### Directive:
Leave out the pictures and transcribe everything else exactly.

### Data segment:
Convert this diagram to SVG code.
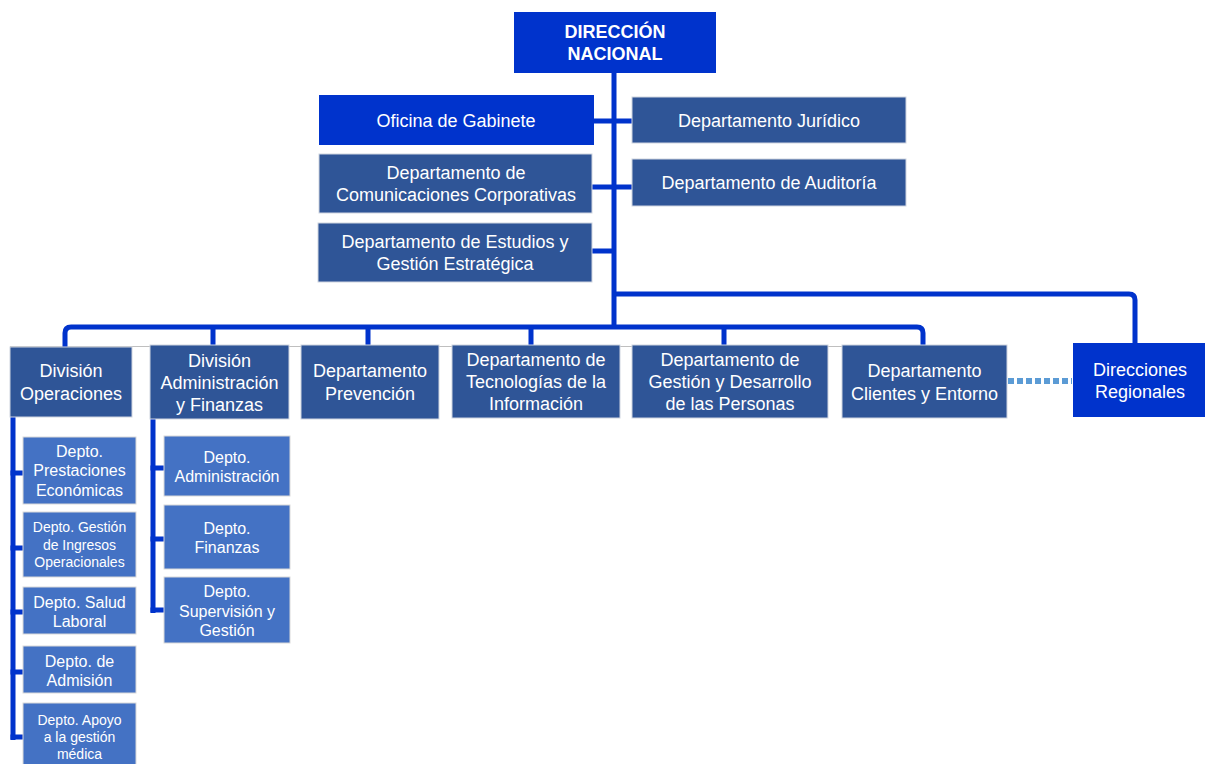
<svg xmlns="http://www.w3.org/2000/svg" width="1205" height="764" viewBox="0 0 1205 764">
<style>
.n1{fill:#0033CC}
.n2{fill:#2F5597;stroke:#D0D5E0;stroke-width:1}
.n3{fill:#4472C4;stroke:#D9D9D9;stroke-width:1}
text{font-family:"Liberation Sans",Arial,sans-serif;fill:#FFFFFF;text-anchor:middle}
.t18{font-size:18px}
.t16{font-size:16px}
.t14{font-size:14px}
.b{font-weight:bold;font-size:18px}
.c{fill:none;stroke:#0033CC;stroke-width:5}
</style>
<rect width="1205" height="764" fill="#FFFFFF"/>
<g id="connectors">
<line x1="10" y1="346.5" x2="1007" y2="346.5" stroke="#BFBFBF" stroke-width="1"/>
<path class="c" d="M614,73 V327"/>
<path class="c" d="M614,294 H1129 Q1135,294 1135,300 V343"/>
<path class="c" d="M65,347 V333 Q65,327 71,327 H917 Q923,327 923,333 V345"/>
<path class="c" d="M213,327 V345 M368,327 V345 M531,327 V345 M724,327 V345"/>
<path class="c" d="M594,121 H632 M592,187 H632 M592,251 H614"/>
<path class="c" d="M13,417 V740"/>
<path class="c" d="M10.5,473 H23 M10.5,548 H23 M10.5,612 H23 M10.5,672 H23 M10.5,737 H23"/>
<path class="c" d="M153,419 V613"/>
<path class="c" d="M150.5,468 H164 M150.5,539 H164 M150.5,610 H164"/>
<path d="M1008,381 H1072" fill="none" stroke="#5B9BD5" stroke-width="6" stroke-dasharray="6,3"/>
</g>
<g id="direccion-nacional"><rect class="n1" x="514" y="12" width="202" height="61"/><text class="b" x="615" y="38">DIRECCIÓN</text><text class="b" x="615" y="60">NACIONAL</text></g>
<g id="oficina-gabinete"><rect class="n1" x="319" y="95" width="275" height="50"/><text class="t18" x="456" y="127">Oficina de Gabinete</text></g>
<g id="depto-juridico"><rect class="n2" x="632" y="97" width="274" height="46"/><text class="t18" x="769" y="127">Departamento Jurídico</text></g>
<g id="depto-comunicaciones"><rect class="n2" x="319" y="154" width="273" height="59"/><text class="t18" x="456" y="179">Departamento de</text><text class="t18" x="456" y="201">Comunicaciones Corporativas</text></g>
<g id="depto-auditoria"><rect class="n2" x="632" y="159" width="274" height="47"/><text class="t18" x="769" y="189">Departamento de Auditoría</text></g>
<g id="depto-estudios"><rect class="n2" x="318" y="223" width="274" height="59"/><text class="t18" x="455" y="248">Departamento de Estudios y</text><text class="t18" x="455" y="270">Gestión Estratégica</text></g>
<g id="div-operaciones"><rect class="n2" x="10" y="347" width="122" height="70"/><text class="t18" x="71" y="377">División</text><text class="t18" x="71" y="400">Operaciones</text></g>
<g id="div-administracion"><rect class="n2" x="150" y="345" width="139" height="74"/><text class="t18" x="219.5" y="367">División</text><text class="t18" x="219.5" y="389">Administración</text><text class="t18" x="219.5" y="411">y Finanzas</text></g>
<g id="depto-prevencion"><rect class="n2" x="301" y="345" width="138" height="74"/><text class="t18" x="370" y="377">Departamento</text><text class="t18" x="370" y="400">Prevención</text></g>
<g id="depto-ti"><rect class="n2" x="452" y="345" width="168" height="73"/><text class="t18" x="536" y="366">Departamento de</text><text class="t18" x="536" y="388">Tecnologías de la</text><text class="t18" x="536" y="410">Información</text></g>
<g id="depto-personas"><rect class="n2" x="632" y="345" width="196" height="73"/><text class="t18" x="730" y="366">Departamento de</text><text class="t18" x="730" y="388">Gestión y Desarrollo</text><text class="t18" x="730" y="410">de las Personas</text></g>
<g id="depto-clientes"><rect class="n2" x="842" y="345" width="165" height="73"/><text class="t18" x="924.5" y="377">Departamento</text><text class="t18" x="924.5" y="400">Clientes y Entorno</text></g>
<g id="direcciones-regionales"><rect class="n1" x="1073" y="343" width="132" height="74"/><text class="t18" x="1140" y="376">Direcciones</text><text class="t18" x="1140" y="398">Regionales</text></g>
<g id="depto-prestaciones"><rect class="n3" x="23" y="437" width="113" height="67"/><text class="t16" x="79.5" y="457">Depto.</text><text class="t16" x="79.5" y="476">Prestaciones</text><text class="t16" x="79.5" y="496">Económicas</text></g>
<g id="depto-ingresos"><rect class="n3" x="23" y="512" width="113" height="65"/><text class="t14" x="79.5" y="532">Depto. Gestión</text><text class="t14" x="79.5" y="550">de Ingresos</text><text class="t14" x="79.5" y="567">Operacionales</text></g>
<g id="depto-salud"><rect class="n3" x="23" y="587" width="113" height="47"/><text class="t16" x="79.5" y="608">Depto. Salud</text><text class="t16" x="79.5" y="627">Laboral</text></g>
<g id="depto-admision"><rect class="n3" x="23" y="646" width="113" height="47"/><text class="t16" x="79.5" y="667">Depto. de</text><text class="t16" x="79.5" y="686">Admisión</text></g>
<g id="depto-apoyo"><rect class="n3" x="23" y="703" width="113" height="62"/><text class="t14" x="79.5" y="725">Depto. Apoyo</text><text class="t14" x="79.5" y="742">a la gestión</text><text class="t14" x="79.5" y="759">médica</text></g>
<g id="depto-administracion"><rect class="n3" x="164" y="436" width="126" height="60"/><text class="t16" x="227" y="463">Depto.</text><text class="t16" x="227" y="482">Administración</text></g>
<g id="depto-finanzas"><rect class="n3" x="164" y="505" width="126" height="64"/><text class="t16" x="227" y="534">Depto.</text><text class="t16" x="227" y="553">Finanzas</text></g>
<g id="depto-supervision"><rect class="n3" x="164" y="577" width="126" height="66"/><text class="t16" x="227" y="597">Depto.</text><text class="t16" x="227" y="617">Supervisión y</text><text class="t16" x="227" y="636">Gestión</text></g>
</svg>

### Exercise result:
Convert this diagram to SVG code.
<svg xmlns="http://www.w3.org/2000/svg" width="1205" height="764" viewBox="0 0 1205 764">
<style>
.n1{fill:#0033CC}
.n2{fill:#2F5597;stroke:#D0D5E0;stroke-width:1}
.n3{fill:#4472C4;stroke:#D9D9D9;stroke-width:1}
text{font-family:"Liberation Sans",Arial,sans-serif;fill:#FFFFFF;text-anchor:middle}
.t18{font-size:18px}
.t16{font-size:16px}
.t14{font-size:14px}
.b{font-weight:bold;font-size:18px}
.c{fill:none;stroke:#0033CC;stroke-width:5}
</style>
<rect width="1205" height="764" fill="#FFFFFF"/>
<g id="connectors">
<line x1="10" y1="346.5" x2="1007" y2="346.5" stroke="#BFBFBF" stroke-width="1"/>
<path class="c" d="M614,73 V327"/>
<path class="c" d="M614,294 H1129 Q1135,294 1135,300 V343"/>
<path class="c" d="M65,347 V333 Q65,327 71,327 H917 Q923,327 923,333 V345"/>
<path class="c" d="M213,327 V345 M368,327 V345 M531,327 V345 M724,327 V345"/>
<path class="c" d="M594,121 H632 M592,187 H632 M592,251 H614"/>
<path class="c" d="M13,417 V740"/>
<path class="c" d="M10.5,473 H23 M10.5,548 H23 M10.5,612 H23 M10.5,672 H23 M10.5,737 H23"/>
<path class="c" d="M153,419 V613"/>
<path class="c" d="M150.5,468 H164 M150.5,539 H164 M150.5,610 H164"/>
<path d="M1008,381 H1072" fill="none" stroke="#5B9BD5" stroke-width="6" stroke-dasharray="6,3"/>
</g>
<g id="direccion-nacional"><rect class="n1" x="514" y="12" width="202" height="61"/><text class="b" x="615" y="38">DIRECCIÓN</text><text class="b" x="615" y="60">NACIONAL</text></g>
<g id="oficina-gabinete"><rect class="n1" x="319" y="95" width="275" height="50"/><text class="t18" x="456" y="127">Oficina de Gabinete</text></g>
<g id="depto-juridico"><rect class="n2" x="632" y="97" width="274" height="46"/><text class="t18" x="769" y="127">Departamento Jurídico</text></g>
<g id="depto-comunicaciones"><rect class="n2" x="319" y="154" width="273" height="59"/><text class="t18" x="456" y="179">Departamento de</text><text class="t18" x="456" y="201">Comunicaciones Corporativas</text></g>
<g id="depto-auditoria"><rect class="n2" x="632" y="159" width="274" height="47"/><text class="t18" x="769" y="189">Departamento de Auditoría</text></g>
<g id="depto-estudios"><rect class="n2" x="318" y="223" width="274" height="59"/><text class="t18" x="455" y="248">Departamento de Estudios y</text><text class="t18" x="455" y="270">Gestión Estratégica</text></g>
<g id="div-operaciones"><rect class="n2" x="10" y="347" width="122" height="70"/><text class="t18" x="71" y="377">División</text><text class="t18" x="71" y="400">Operaciones</text></g>
<g id="div-administracion"><rect class="n2" x="150" y="345" width="139" height="74"/><text class="t18" x="219.5" y="367">División</text><text class="t18" x="219.5" y="389">Administración</text><text class="t18" x="219.5" y="411">y Finanzas</text></g>
<g id="depto-prevencion"><rect class="n2" x="301" y="345" width="138" height="74"/><text class="t18" x="370" y="377">Departamento</text><text class="t18" x="370" y="400">Prevención</text></g>
<g id="depto-ti"><rect class="n2" x="452" y="345" width="168" height="73"/><text class="t18" x="536" y="366">Departamento de</text><text class="t18" x="536" y="388">Tecnologías de la</text><text class="t18" x="536" y="410">Información</text></g>
<g id="depto-personas"><rect class="n2" x="632" y="345" width="196" height="73"/><text class="t18" x="730" y="366">Departamento de</text><text class="t18" x="730" y="388">Gestión y Desarrollo</text><text class="t18" x="730" y="410">de las Personas</text></g>
<g id="depto-clientes"><rect class="n2" x="842" y="345" width="165" height="73"/><text class="t18" x="924.5" y="377">Departamento</text><text class="t18" x="924.5" y="400">Clientes y Entorno</text></g>
<g id="direcciones-regionales"><rect class="n1" x="1073" y="343" width="132" height="74"/><text class="t18" x="1140" y="376">Direcciones</text><text class="t18" x="1140" y="398">Regionales</text></g>
<g id="depto-prestaciones"><rect class="n3" x="23" y="437" width="113" height="67"/><text class="t16" x="79.5" y="457">Depto.</text><text class="t16" x="79.5" y="476">Prestaciones</text><text class="t16" x="79.5" y="496">Económicas</text></g>
<g id="depto-ingresos"><rect class="n3" x="23" y="512" width="113" height="65"/><text class="t14" x="79.5" y="532">Depto. Gestión</text><text class="t14" x="79.5" y="550">de Ingresos</text><text class="t14" x="79.5" y="567">Operacionales</text></g>
<g id="depto-salud"><rect class="n3" x="23" y="587" width="113" height="47"/><text class="t16" x="79.5" y="608">Depto. Salud</text><text class="t16" x="79.5" y="627">Laboral</text></g>
<g id="depto-admision"><rect class="n3" x="23" y="646" width="113" height="47"/><text class="t16" x="79.5" y="667">Depto. de</text><text class="t16" x="79.5" y="686">Admisión</text></g>
<g id="depto-apoyo"><rect class="n3" x="23" y="703" width="113" height="62"/><text class="t14" x="79.5" y="725">Depto. Apoyo</text><text class="t14" x="79.5" y="742">a la gestión</text><text class="t14" x="79.5" y="759">médica</text></g>
<g id="depto-administracion"><rect class="n3" x="164" y="436" width="126" height="60"/><text class="t16" x="227" y="463">Depto.</text><text class="t16" x="227" y="482">Administración</text></g>
<g id="depto-finanzas"><rect class="n3" x="164" y="505" width="126" height="64"/><text class="t16" x="227" y="534">Depto.</text><text class="t16" x="227" y="553">Finanzas</text></g>
<g id="depto-supervision"><rect class="n3" x="164" y="577" width="126" height="66"/><text class="t16" x="227" y="597">Depto.</text><text class="t16" x="227" y="617">Supervisión y</text><text class="t16" x="227" y="636">Gestión</text></g>
</svg>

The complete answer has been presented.